I’ve known Tanya for more than a dozen years and I’ve had the pleasure of collaborating with her over the past four years as we worked with LaTricia and a small team of other industry leaders to build The Change Agencies. Tanya is a smart, savvy voice in any conversation and always brings an important perspective to client and other project considerations. I consider myself lucky to call her friend and colleague. As we shine a spotlight on The Change Agencies in the Common Sense Colloquy series, I’m happy to also highlight the work Tanya has done to help us move forward.

My thanks to Tanya for sharing her wisdom with us – and you.

Q: Why is an initiative like The Change Agencies needed? What role do you see it filling in the marketplace?

A: While many companies and organizations talk about the importance of diversity and inclusion, there remains a serious institutional lack of knowledge and authentic voices filling that gap. Diversity shouldn’t simply be a box to check, it is an essential part of doing business today, from both a human respect perspective as well as a best business practice. Studies show that a highly diverse environment can improve team performance by up to 30%. Diversity can also lead to better decision-making and higher profitability. But if it’s not authentic and doesn’t include the diverse voices you are trying to connect with, you will fail. That’s where The Change Agencies can play an important role. We are seasoned, experienced professionals who are part the diverse communities that businesses and organizations are trying to reach.

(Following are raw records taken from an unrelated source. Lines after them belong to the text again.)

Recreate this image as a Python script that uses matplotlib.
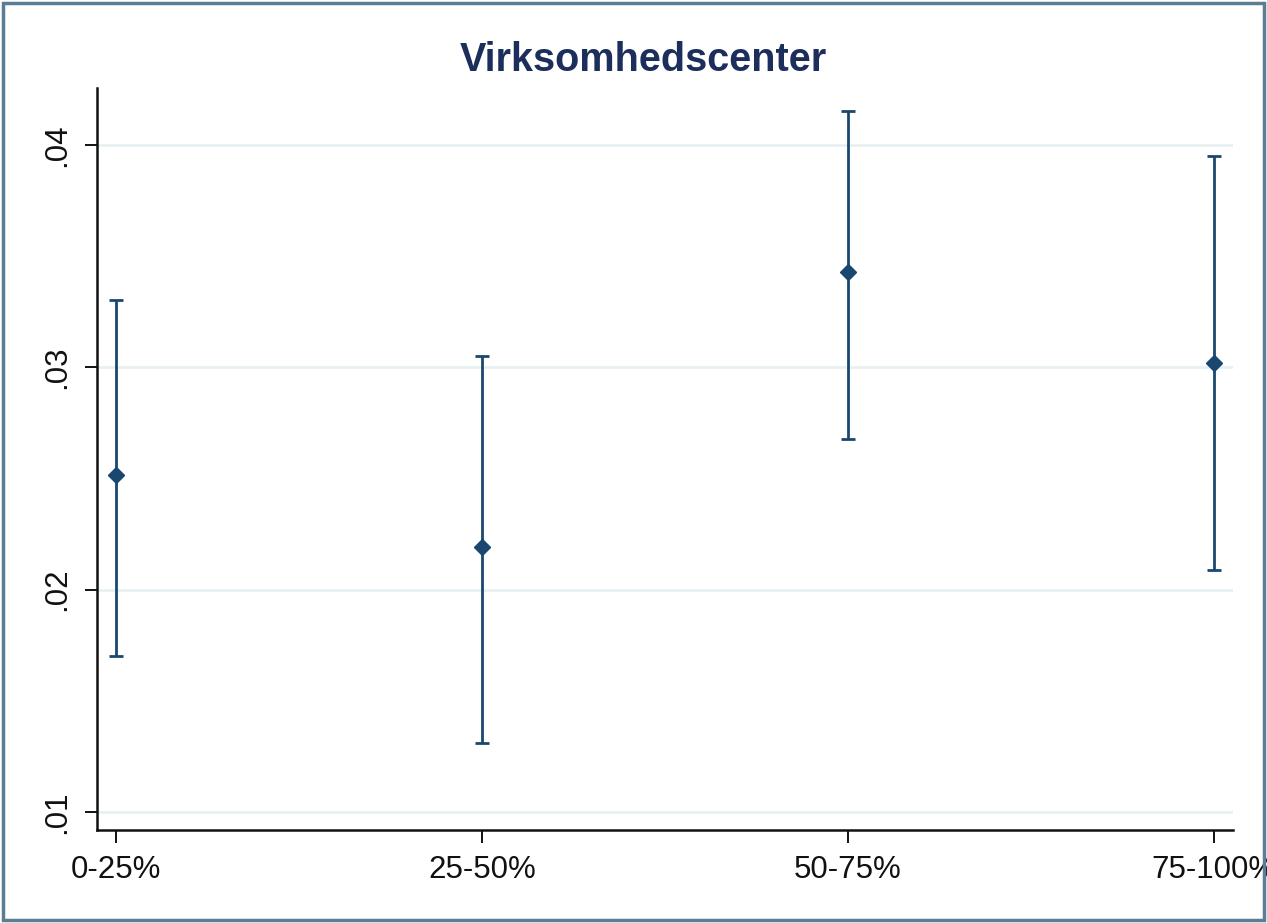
import matplotlib.pyplot as plt
import matplotlib.patches as patches

# Estimates with 95% confidence bounds, by group
groups = ['0-25%', '25-50%', '50-75%', '75-100%']
estimates = [0.02516, 0.02192, 0.03429, 0.03019]
lower = [0.01701, 0.01310, 0.02677, 0.02088]
upper = [0.03303, 0.03051, 0.04153, 0.03951]
yticks = [0.01, 0.02, 0.03, 0.04]
ytick_labels = ['.01', '.02', '.03', '.04']

navy = '#1a476f'

plt.rcParams['font.family'] = ['Liberation Sans', 'DejaVu Sans']

fig = plt.figure(figsize=(12.67, 9.23), dpi=100)
ax = fig.add_axes([97 / 1267, 1 - 830 / 923, (1233 - 97) / 1267, (830 - 88) / 923])

xs = list(range(1, len(groups) + 1))
yerr = [[e - l for e, l in zip(estimates, lower)],
        [u - e for e, u in zip(estimates, upper)]]

ax.errorbar(xs, estimates, yerr=yerr, fmt='D', color=navy, ecolor=navy,
            elinewidth=2.0, capsize=5, capthick=2.0, markersize=8, zorder=3)

ax.set_xlim(1 - 19 / 366, 4 + 19 / 366)
ax.set_ylim(0.01 - 18 / 22230, 0.04 + 57 / 22230)

ax.set_xticks(xs)
ax.set_xticklabels(groups)
ax.set_yticks(yticks)
ax.set_yticklabels(ytick_labels, rotation=90, va='center')

ax.grid(axis='y', color='#e6eff1', linewidth=1.8, zorder=0)
ax.set_axisbelow(True)

for side in ['top', 'right']:
    ax.spines[side].set_visible(False)
for side in ['left', 'bottom']:
    ax.spines[side].set_linewidth(1.8)
    ax.spines[side].set_color('#111111')

ax.tick_params(axis='both', length=9, width=1.4, labelsize=22.5, colors='#111111',
               pad=9)

fig.text(643 / 1267, 1 - 60 / 923, 'Virksomhedscenter', ha='center', va='center',
         fontsize=28.5, fontweight='bold', color='#1c2e5c')

# outer frame
fig.patches.append(patches.Rectangle((3 / 1267, 3 / 923), 1261 / 1267, 917 / 923,
                                     transform=fig.transFigure, fill=False,
                                     edgecolor='#5b7d94', linewidth=2.5))

fig.savefig('out.png', dpi=100)
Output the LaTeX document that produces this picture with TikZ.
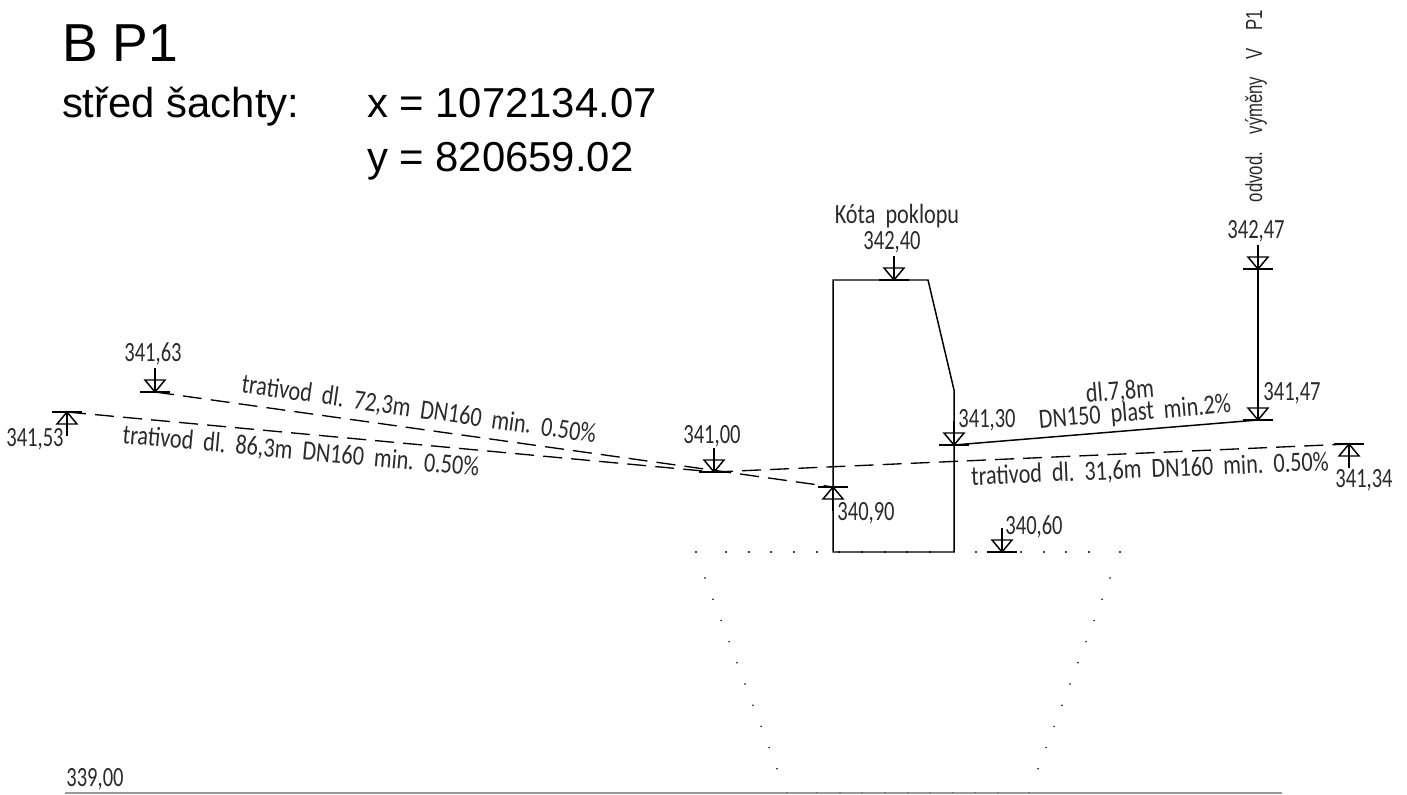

Q: Why should clients hire one or more of The Change Agencies to help them “change the way” they “communicate across cultures?” What benefits do you see from organizations hiring us?

A: We have spent our careers championing this narrative, often because we felt it wasn’t being understood, recognized, or utilized by our colleagues and clients. All of The Change Agencies partner and member agencies have diverse communications as a founding pillar of the work we do. We are part of these communities, and we value its importance. Our unique expertise cannot be matched by bigger firms because when you hire The Change Agencies, you will be working with senior level communicators who would not normally be involved in the day-to-day teams at larger agencies. We bring our lifetime of knowledge and experience to the table in unique, effective ways to help your organization be more successful.

Q: How has your career experience helped you in building and managing The Change Agencies? What lessons have you learned that have applied to this work?

A: One of the most important things I’ve learned in my career is that being my open and authentic self is good for business. There aren’t many out lesbians in the PR industry generally, even less in senior positions. But it’s when I’m embracing this part of myself and not worrying about what people will think of me being a lesbian that I’m able to focus on bringing the best version of myself to the table. Part of building a successful business is having hard or uncomfortable conversations, especially as it relates to DEI. It’s difficult to do this if you’re feeling like your sexuality, gender identity, or cultural identity should be muted. By embracing and supporting our full selves at The Change Agencies, we can successfully have these conversations and bring our A game to the table for both our team and our clients.

Q: What’s the best “common sense” advice about communications you’ve received?

A: Listen and learn before you reply.

Q: What’s the best “common sense” advice about communications you've given to others?

A: Never lie or deflect, especially when you’re in a difficult situation. Honesty is always the best policy, even if it’s painful. Once you’ve admitted to a problem, it allows you to apologize and explain how you will do better and why you want to do better.